Every year a certain senior male executive appears at a certain UK newspaper's Christmas party in what he calls his party shirt. The fashion desk moves to the opposite end of the room. This year drastic measures have been taken to preempt the appearance of the party shirt.

I am sure The Thoughtful Dresser's male readers are far too sophisticated to wear a party shirt, but perhaps you'd like to print this out and hand it to friends:

. . . don't be tempted to wear "party" clothes to the Christmas office do. It looks desperate, uncool, irritatingly chipper and unforgivably Brentian. By all means dress up a bit.

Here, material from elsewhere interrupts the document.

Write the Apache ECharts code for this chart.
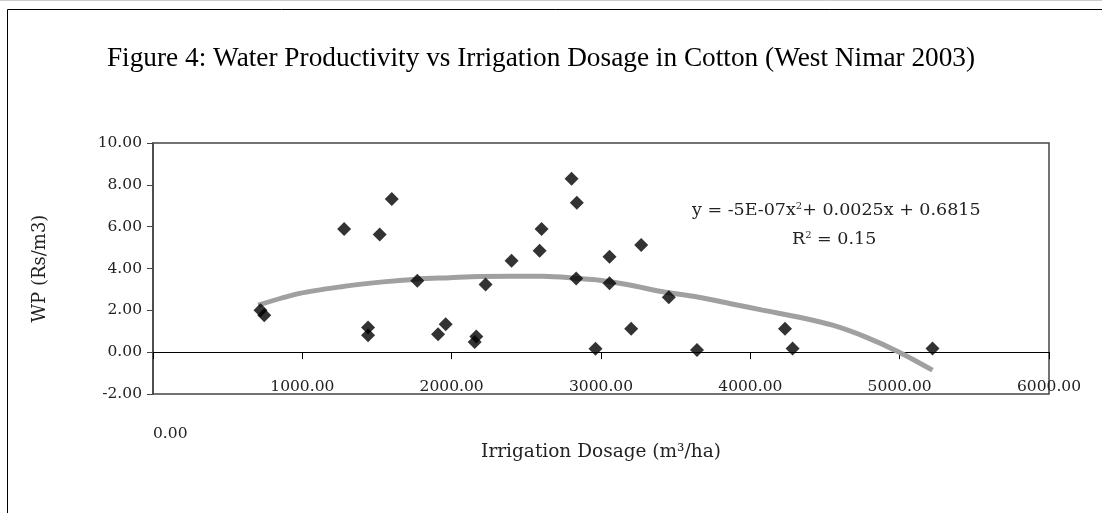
<!DOCTYPE html>
<html>
<head>
<meta charset="utf-8">
<script src="https://cdn.jsdelivr.net/npm/echarts@6/dist/echarts.min.js"></script>
<style>
  html, body { margin: 0; padding: 0; background: #fff; }
  #main { width: 1102px; height: 513px; }
</style>
</head>
<body>
<div id="main"></div>
<script>
// observed points (irrigation dosage m3/ha, water productivity Rs/m3)
const irrigation = [720, 745, 1280, 1599, 1518, 1770, 1440, 1440, 1960, 1909, 2165, 2154, 2227, 2401, 2589, 2602, 2803, 2838, 2834, 2963, 3057, 3057, 3269, 3202, 3454, 3643, 4232, 4283, 5220]
const wp = [2.0, 1.77, 5.89, 7.32, 5.63, 3.41, 1.18, 0.81, 1.34, 0.86, 0.75, 0.49, 3.24, 4.37, 4.85, 5.89, 8.29, 7.14, 3.52, 0.16, 4.56, 3.29, 5.12, 1.12, 2.62, 0.10, 1.12, 0.18, 0.18]

// poly trend line
const trendX = [704, 983, 1251, 1541, 1764, 1987, 2187, 2611, 2856, 2990, 3191, 3413, 3637, 3860, 4082, 4328, 4551, 4774, 4997, 5220]
const trendY = [2.25, 2.81, 3.12, 3.36, 3.49, 3.56, 3.62, 3.63, 3.52, 3.44, 3.21, 2.89, 2.65, 2.33, 2.01, 1.67, 1.29, 0.72, 0.0, -0.86]

const xTicks = { min: 0, max: 6000, interval: 1000 }
const yTicks = { min: -2, max: 10, interval: 2 }

const serif = 'DejaVu Serif'
const fmt = v => v.toFixed(2)

const chart = echarts.init(document.getElementById('main'))
chart.setOption({
  animation: false,
  backgroundColor: '#fff',
  title: {
    text: 'Figure 4: Water Productivity vs Irrigation Dosage in Cotton (West Nimar 2003)',
    left: 536,
    textAlign: 'center',
    top: 40,
    textStyle: { fontFamily: 'Liberation Serif', fontSize: 27.3, fontWeight: 'normal', color: '#000' }
  },
  grid: {
    left: 153, right: 53, top: 143, bottom: 119,
    show: true, borderColor: '#444', borderWidth: 1.5
  },
  xAxis: [
    { // line + ticks sitting on y = 0
      type: 'value', ...xTicks,
      axisLine: { onZero: true, lineStyle: { color: '#000', width: 1 } },
      axisTick: { show: true, inside: false, length: 7, lineStyle: { color: '#000' } },
      axisLabel: { show: false },
      splitLine: { show: false }
    },
    { // labels at the bottom of the plot
      type: 'value', ...xTicks, position: 'bottom',
      axisLine: { show: false, onZero: false },
      axisTick: { show: false },
      splitLine: { show: false },
      axisLabel: {
        showMinLabel: false, margin: -7, verticalAlign: 'middle',
        formatter: fmt, fontFamily: serif, fontSize: 15.5, color: '#222'
      },
      name: 'Irrigation Dosage (m³/ha)',
      nameLocation: 'middle', nameGap: 58,
      nameTextStyle: { fontFamily: serif, fontSize: 18.5, color: '#222', verticalAlign: 'middle' }
    },
    { // the stray 0.00 label
      type: 'value', ...xTicks, position: 'bottom',
      axisLine: { show: false, onZero: false },
      axisTick: { show: false },
      splitLine: { show: false },
      axisLabel: {
        margin: 40, verticalAlign: 'middle', align: 'left',
        formatter: v => v === 0 ? fmt(v) : '',
        fontFamily: serif, fontSize: 15.5, color: '#222'
      }
    }
  ],
  yAxis: {
    type: 'value', ...yTicks,
    axisLine: { show: true, lineStyle: { color: '#444', width: 1.5 } },
    axisTick: { show: true, inside: false, length: 6, lineStyle: { color: '#444' } },
    splitLine: { show: false },
    axisLabel: { formatter: fmt, margin: 11, fontFamily: serif, fontSize: 15.5, color: '#222' },
    name: 'WP (Rs/m3)',
    nameLocation: 'middle', nameGap: 104, nameRotate: 90,
    nameTextStyle: { fontFamily: serif, fontSize: 18, color: '#222' }
  },
  series: [
    {
      type: 'line',
      xAxisIndex: 0,
      data: trendX.map((x, i) => [x, trendY[i]]),
      smooth: 0.3,
      symbol: 'none',
      lineStyle: { color: '#a0a0a0', width: 5 },
      z: 2
    },
    {
      type: 'scatter',
      xAxisIndex: 0,
      data: irrigation.map((x, i) => [x, wp[i]]),
      symbol: 'diamond',
      symbolSize: 14,
      itemStyle: { color: '#000' },
      z: 3
    }
  ],
  graphic: [
    { type: 'rect', shape: { x: 7.5, y: 9.5, width: 1200, height: 600 }, style: { fill: null, stroke: '#000', lineWidth: 1 }, silent: true },
    { type: 'line', shape: { x1: 0, y1: 0.5, x2: 1102, y2: 0.5 }, style: { stroke: '#ccc', lineWidth: 1 }, silent: true },
    {
      type: 'text', left: 692, top: 201,
      style: {
        text: 'y = -5E-07x{s|2}+ 0.0025x + 0.6815',
        font: '17.5px "DejaVu Serif"', fill: '#222',
        rich: { s: { fontSize: 10, verticalAlign: 'top', fontFamily: serif, fill: '#222' } }
      }
    },
    {
      type: 'text', left: 792, top: 230,
      style: {
        text: 'R{s|2} = 0.15',
        font: '17.5px "DejaVu Serif"', fill: '#222',
        rich: { s: { fontSize: 10, verticalAlign: 'top', fontFamily: serif, fill: '#222' } }
      }
    }
  ]
})
</script>
</body>
</html>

Wear one of your better suits, carefully iron a decent shirt, leave your trousers in the Corby that bit longer - and then set about thoroughly ruining the lot. (Office parties, like weddings, are a social war zone, where the agony of the banging hangover is matched only by the horror of discovering ripped and stained battle scars in your brand new Prada whistle.)

If you overcook the outfit, with, say, a garish, swirly "party" shirt or unfunny Santa cufflinks, for instance, you are painting a picture of a man who gets pathetically excited at the prospect of free booze, talking to women and spontaneous gynaecological Xeroxing.

1 comment:

George S said...

What is a party shirt? David Brent seems to be wearing a simple white one.